start

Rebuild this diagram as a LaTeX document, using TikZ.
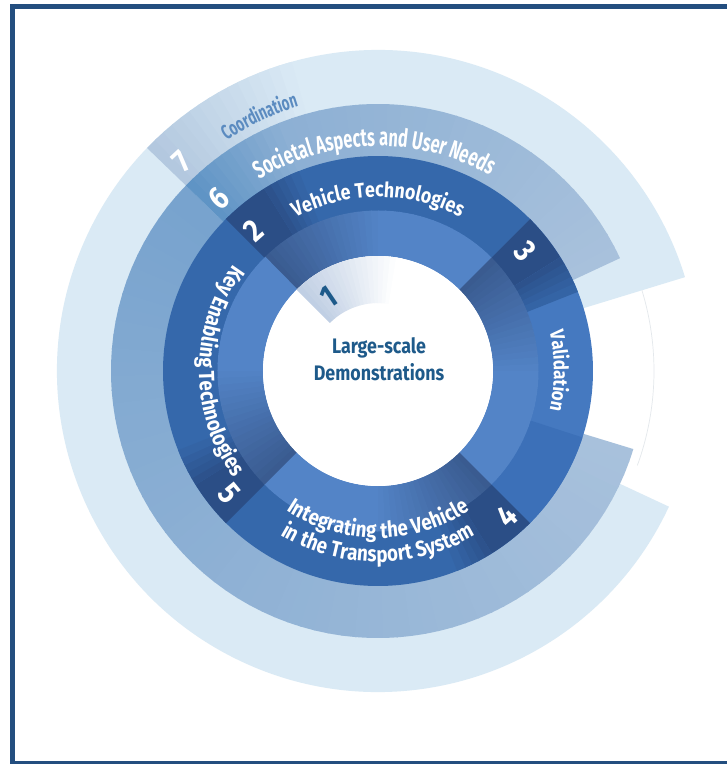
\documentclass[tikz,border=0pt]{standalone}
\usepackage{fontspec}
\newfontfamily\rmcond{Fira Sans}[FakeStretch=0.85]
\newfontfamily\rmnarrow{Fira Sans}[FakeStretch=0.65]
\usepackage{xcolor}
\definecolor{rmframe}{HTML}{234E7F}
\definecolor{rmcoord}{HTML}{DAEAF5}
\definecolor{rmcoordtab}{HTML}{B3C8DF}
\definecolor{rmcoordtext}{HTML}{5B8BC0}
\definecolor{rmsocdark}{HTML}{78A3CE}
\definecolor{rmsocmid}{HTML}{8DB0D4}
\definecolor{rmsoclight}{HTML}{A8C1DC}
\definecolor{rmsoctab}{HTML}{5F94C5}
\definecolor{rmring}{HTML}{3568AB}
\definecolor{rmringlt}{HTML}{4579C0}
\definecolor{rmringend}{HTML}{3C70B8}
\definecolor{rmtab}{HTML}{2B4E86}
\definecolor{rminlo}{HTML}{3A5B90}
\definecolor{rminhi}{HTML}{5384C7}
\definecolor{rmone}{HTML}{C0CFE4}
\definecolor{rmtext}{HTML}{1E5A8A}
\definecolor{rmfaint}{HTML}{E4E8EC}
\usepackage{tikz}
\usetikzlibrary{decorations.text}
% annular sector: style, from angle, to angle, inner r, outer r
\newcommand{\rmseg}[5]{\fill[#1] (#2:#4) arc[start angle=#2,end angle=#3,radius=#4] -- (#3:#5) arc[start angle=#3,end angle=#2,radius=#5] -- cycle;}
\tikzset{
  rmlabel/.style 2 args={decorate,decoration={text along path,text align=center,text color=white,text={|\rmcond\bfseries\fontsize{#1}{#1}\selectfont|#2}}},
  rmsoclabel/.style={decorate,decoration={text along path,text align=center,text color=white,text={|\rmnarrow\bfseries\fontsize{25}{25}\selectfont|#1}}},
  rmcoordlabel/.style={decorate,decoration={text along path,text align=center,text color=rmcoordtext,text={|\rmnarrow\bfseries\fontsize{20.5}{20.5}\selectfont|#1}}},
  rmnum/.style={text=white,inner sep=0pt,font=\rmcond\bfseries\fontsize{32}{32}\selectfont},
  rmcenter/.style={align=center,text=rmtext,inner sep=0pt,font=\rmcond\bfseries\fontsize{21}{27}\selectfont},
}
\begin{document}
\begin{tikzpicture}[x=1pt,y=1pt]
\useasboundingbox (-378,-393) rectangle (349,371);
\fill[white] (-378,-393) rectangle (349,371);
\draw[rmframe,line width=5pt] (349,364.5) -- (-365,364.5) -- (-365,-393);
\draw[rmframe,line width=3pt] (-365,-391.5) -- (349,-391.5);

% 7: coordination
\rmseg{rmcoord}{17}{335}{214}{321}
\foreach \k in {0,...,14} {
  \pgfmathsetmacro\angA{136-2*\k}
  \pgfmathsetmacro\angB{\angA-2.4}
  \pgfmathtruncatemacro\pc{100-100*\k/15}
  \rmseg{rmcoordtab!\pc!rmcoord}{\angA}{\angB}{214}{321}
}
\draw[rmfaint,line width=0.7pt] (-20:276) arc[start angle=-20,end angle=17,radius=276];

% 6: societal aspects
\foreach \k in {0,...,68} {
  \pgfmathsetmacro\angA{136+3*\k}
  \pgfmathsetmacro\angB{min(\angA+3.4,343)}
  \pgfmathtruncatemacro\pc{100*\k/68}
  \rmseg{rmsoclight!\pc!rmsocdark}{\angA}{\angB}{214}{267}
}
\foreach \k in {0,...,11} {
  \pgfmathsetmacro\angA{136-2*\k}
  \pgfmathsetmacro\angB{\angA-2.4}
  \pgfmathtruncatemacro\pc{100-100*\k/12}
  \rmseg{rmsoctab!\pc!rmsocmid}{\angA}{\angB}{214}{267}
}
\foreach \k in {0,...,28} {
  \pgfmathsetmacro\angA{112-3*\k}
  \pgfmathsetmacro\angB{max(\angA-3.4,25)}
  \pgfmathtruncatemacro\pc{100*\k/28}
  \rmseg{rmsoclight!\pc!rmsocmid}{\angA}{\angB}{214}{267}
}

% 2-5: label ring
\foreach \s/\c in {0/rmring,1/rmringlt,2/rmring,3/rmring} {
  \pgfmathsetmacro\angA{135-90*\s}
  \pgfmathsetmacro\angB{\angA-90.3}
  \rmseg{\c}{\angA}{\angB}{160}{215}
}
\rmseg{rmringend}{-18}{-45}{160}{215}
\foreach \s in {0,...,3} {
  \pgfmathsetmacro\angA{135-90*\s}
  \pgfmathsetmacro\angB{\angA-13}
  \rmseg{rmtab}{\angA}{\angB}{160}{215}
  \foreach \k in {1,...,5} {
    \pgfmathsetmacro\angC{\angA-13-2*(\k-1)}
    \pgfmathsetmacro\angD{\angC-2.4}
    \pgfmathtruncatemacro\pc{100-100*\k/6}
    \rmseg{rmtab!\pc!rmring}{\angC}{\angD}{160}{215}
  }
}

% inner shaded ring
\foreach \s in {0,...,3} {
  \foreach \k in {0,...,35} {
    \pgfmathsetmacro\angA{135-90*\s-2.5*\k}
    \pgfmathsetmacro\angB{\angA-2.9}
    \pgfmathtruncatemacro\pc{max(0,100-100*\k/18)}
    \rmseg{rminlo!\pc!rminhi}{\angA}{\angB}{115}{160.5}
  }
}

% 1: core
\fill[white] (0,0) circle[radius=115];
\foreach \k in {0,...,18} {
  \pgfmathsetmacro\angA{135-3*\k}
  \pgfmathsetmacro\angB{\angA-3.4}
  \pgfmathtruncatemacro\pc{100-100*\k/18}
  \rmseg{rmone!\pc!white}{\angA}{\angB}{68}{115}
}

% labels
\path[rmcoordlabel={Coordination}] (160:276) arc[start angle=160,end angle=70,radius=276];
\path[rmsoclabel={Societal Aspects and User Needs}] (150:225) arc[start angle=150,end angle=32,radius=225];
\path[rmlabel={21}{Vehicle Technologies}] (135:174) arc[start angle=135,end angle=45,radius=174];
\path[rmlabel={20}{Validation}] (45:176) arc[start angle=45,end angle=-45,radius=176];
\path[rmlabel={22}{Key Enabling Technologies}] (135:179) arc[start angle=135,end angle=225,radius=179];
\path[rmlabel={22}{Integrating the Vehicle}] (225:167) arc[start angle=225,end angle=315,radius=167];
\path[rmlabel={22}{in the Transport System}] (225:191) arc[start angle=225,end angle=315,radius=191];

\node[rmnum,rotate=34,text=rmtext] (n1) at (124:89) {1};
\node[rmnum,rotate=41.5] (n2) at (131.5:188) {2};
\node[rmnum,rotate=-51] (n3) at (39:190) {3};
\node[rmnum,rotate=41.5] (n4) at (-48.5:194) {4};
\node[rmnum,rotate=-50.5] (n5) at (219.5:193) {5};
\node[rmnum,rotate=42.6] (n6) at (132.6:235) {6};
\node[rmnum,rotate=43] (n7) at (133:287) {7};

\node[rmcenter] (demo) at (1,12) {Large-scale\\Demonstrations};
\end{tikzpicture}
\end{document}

end

# Work instructions
Repeat the listing in full and exactly. Do not include any images.

# Task result
Rebuild this diagram as a LaTeX document, using TikZ.
\documentclass[tikz,border=0pt]{standalone}
\usepackage{fontspec}
\newfontfamily\rmcond{Fira Sans}[FakeStretch=0.85]
\newfontfamily\rmnarrow{Fira Sans}[FakeStretch=0.65]
\usepackage{xcolor}
\definecolor{rmframe}{HTML}{234E7F}
\definecolor{rmcoord}{HTML}{DAEAF5}
\definecolor{rmcoordtab}{HTML}{B3C8DF}
\definecolor{rmcoordtext}{HTML}{5B8BC0}
\definecolor{rmsocdark}{HTML}{78A3CE}
\definecolor{rmsocmid}{HTML}{8DB0D4}
\definecolor{rmsoclight}{HTML}{A8C1DC}
\definecolor{rmsoctab}{HTML}{5F94C5}
\definecolor{rmring}{HTML}{3568AB}
\definecolor{rmringlt}{HTML}{4579C0}
\definecolor{rmringend}{HTML}{3C70B8}
\definecolor{rmtab}{HTML}{2B4E86}
\definecolor{rminlo}{HTML}{3A5B90}
\definecolor{rminhi}{HTML}{5384C7}
\definecolor{rmone}{HTML}{C0CFE4}
\definecolor{rmtext}{HTML}{1E5A8A}
\definecolor{rmfaint}{HTML}{E4E8EC}
\usepackage{tikz}
\usetikzlibrary{decorations.text}
% annular sector: style, from angle, to angle, inner r, outer r
\newcommand{\rmseg}[5]{\fill[#1] (#2:#4) arc[start angle=#2,end angle=#3,radius=#4] -- (#3:#5) arc[start angle=#3,end angle=#2,radius=#5] -- cycle;}
\tikzset{
  rmlabel/.style 2 args={decorate,decoration={text along path,text align=center,text color=white,text={|\rmcond\bfseries\fontsize{#1}{#1}\selectfont|#2}}},
  rmsoclabel/.style={decorate,decoration={text along path,text align=center,text color=white,text={|\rmnarrow\bfseries\fontsize{25}{25}\selectfont|#1}}},
  rmcoordlabel/.style={decorate,decoration={text along path,text align=center,text color=rmcoordtext,text={|\rmnarrow\bfseries\fontsize{20.5}{20.5}\selectfont|#1}}},
  rmnum/.style={text=white,inner sep=0pt,font=\rmcond\bfseries\fontsize{32}{32}\selectfont},
  rmcenter/.style={align=center,text=rmtext,inner sep=0pt,font=\rmcond\bfseries\fontsize{21}{27}\selectfont},
}
\begin{document}
\begin{tikzpicture}[x=1pt,y=1pt]
\useasboundingbox (-378,-393) rectangle (349,371);
\fill[white] (-378,-393) rectangle (349,371);
\draw[rmframe,line width=5pt] (349,364.5) -- (-365,364.5) -- (-365,-393);
\draw[rmframe,line width=3pt] (-365,-391.5) -- (349,-391.5);

% 7: coordination
\rmseg{rmcoord}{17}{335}{214}{321}
\foreach \k in {0,...,14} {
  \pgfmathsetmacro\angA{136-2*\k}
  \pgfmathsetmacro\angB{\angA-2.4}
  \pgfmathtruncatemacro\pc{100-100*\k/15}
  \rmseg{rmcoordtab!\pc!rmcoord}{\angA}{\angB}{214}{321}
}
\draw[rmfaint,line width=0.7pt] (-20:276) arc[start angle=-20,end angle=17,radius=276];

% 6: societal aspects
\foreach \k in {0,...,68} {
  \pgfmathsetmacro\angA{136+3*\k}
  \pgfmathsetmacro\angB{min(\angA+3.4,343)}
  \pgfmathtruncatemacro\pc{100*\k/68}
  \rmseg{rmsoclight!\pc!rmsocdark}{\angA}{\angB}{214}{267}
}
\foreach \k in {0,...,11} {
  \pgfmathsetmacro\angA{136-2*\k}
  \pgfmathsetmacro\angB{\angA-2.4}
  \pgfmathtruncatemacro\pc{100-100*\k/12}
  \rmseg{rmsoctab!\pc!rmsocmid}{\angA}{\angB}{214}{267}
}
\foreach \k in {0,...,28} {
  \pgfmathsetmacro\angA{112-3*\k}
  \pgfmathsetmacro\angB{max(\angA-3.4,25)}
  \pgfmathtruncatemacro\pc{100*\k/28}
  \rmseg{rmsoclight!\pc!rmsocmid}{\angA}{\angB}{214}{267}
}

% 2-5: label ring
\foreach \s/\c in {0/rmring,1/rmringlt,2/rmring,3/rmring} {
  \pgfmathsetmacro\angA{135-90*\s}
  \pgfmathsetmacro\angB{\angA-90.3}
  \rmseg{\c}{\angA}{\angB}{160}{215}
}
\rmseg{rmringend}{-18}{-45}{160}{215}
\foreach \s in {0,...,3} {
  \pgfmathsetmacro\angA{135-90*\s}
  \pgfmathsetmacro\angB{\angA-13}
  \rmseg{rmtab}{\angA}{\angB}{160}{215}
  \foreach \k in {1,...,5} {
    \pgfmathsetmacro\angC{\angA-13-2*(\k-1)}
    \pgfmathsetmacro\angD{\angC-2.4}
    \pgfmathtruncatemacro\pc{100-100*\k/6}
    \rmseg{rmtab!\pc!rmring}{\angC}{\angD}{160}{215}
  }
}

% inner shaded ring
\foreach \s in {0,...,3} {
  \foreach \k in {0,...,35} {
    \pgfmathsetmacro\angA{135-90*\s-2.5*\k}
    \pgfmathsetmacro\angB{\angA-2.9}
    \pgfmathtruncatemacro\pc{max(0,100-100*\k/18)}
    \rmseg{rminlo!\pc!rminhi}{\angA}{\angB}{115}{160.5}
  }
}

% 1: core
\fill[white] (0,0) circle[radius=115];
\foreach \k in {0,...,18} {
  \pgfmathsetmacro\angA{135-3*\k}
  \pgfmathsetmacro\angB{\angA-3.4}
  \pgfmathtruncatemacro\pc{100-100*\k/18}
  \rmseg{rmone!\pc!white}{\angA}{\angB}{68}{115}
}

% labels
\path[rmcoordlabel={Coordination}] (160:276) arc[start angle=160,end angle=70,radius=276];
\path[rmsoclabel={Societal Aspects and User Needs}] (150:225) arc[start angle=150,end angle=32,radius=225];
\path[rmlabel={21}{Vehicle Technologies}] (135:174) arc[start angle=135,end angle=45,radius=174];
\path[rmlabel={20}{Validation}] (45:176) arc[start angle=45,end angle=-45,radius=176];
\path[rmlabel={22}{Key Enabling Technologies}] (135:179) arc[start angle=135,end angle=225,radius=179];
\path[rmlabel={22}{Integrating the Vehicle}] (225:167) arc[start angle=225,end angle=315,radius=167];
\path[rmlabel={22}{in the Transport System}] (225:191) arc[start angle=225,end angle=315,radius=191];

\node[rmnum,rotate=34,text=rmtext] (n1) at (124:89) {1};
\node[rmnum,rotate=41.5] (n2) at (131.5:188) {2};
\node[rmnum,rotate=-51] (n3) at (39:190) {3};
\node[rmnum,rotate=41.5] (n4) at (-48.5:194) {4};
\node[rmnum,rotate=-50.5] (n5) at (219.5:193) {5};
\node[rmnum,rotate=42.6] (n6) at (132.6:235) {6};
\node[rmnum,rotate=43] (n7) at (133:287) {7};

\node[rmcenter] (demo) at (1,12) {Large-scale\\Demonstrations};
\end{tikzpicture}
\end{document}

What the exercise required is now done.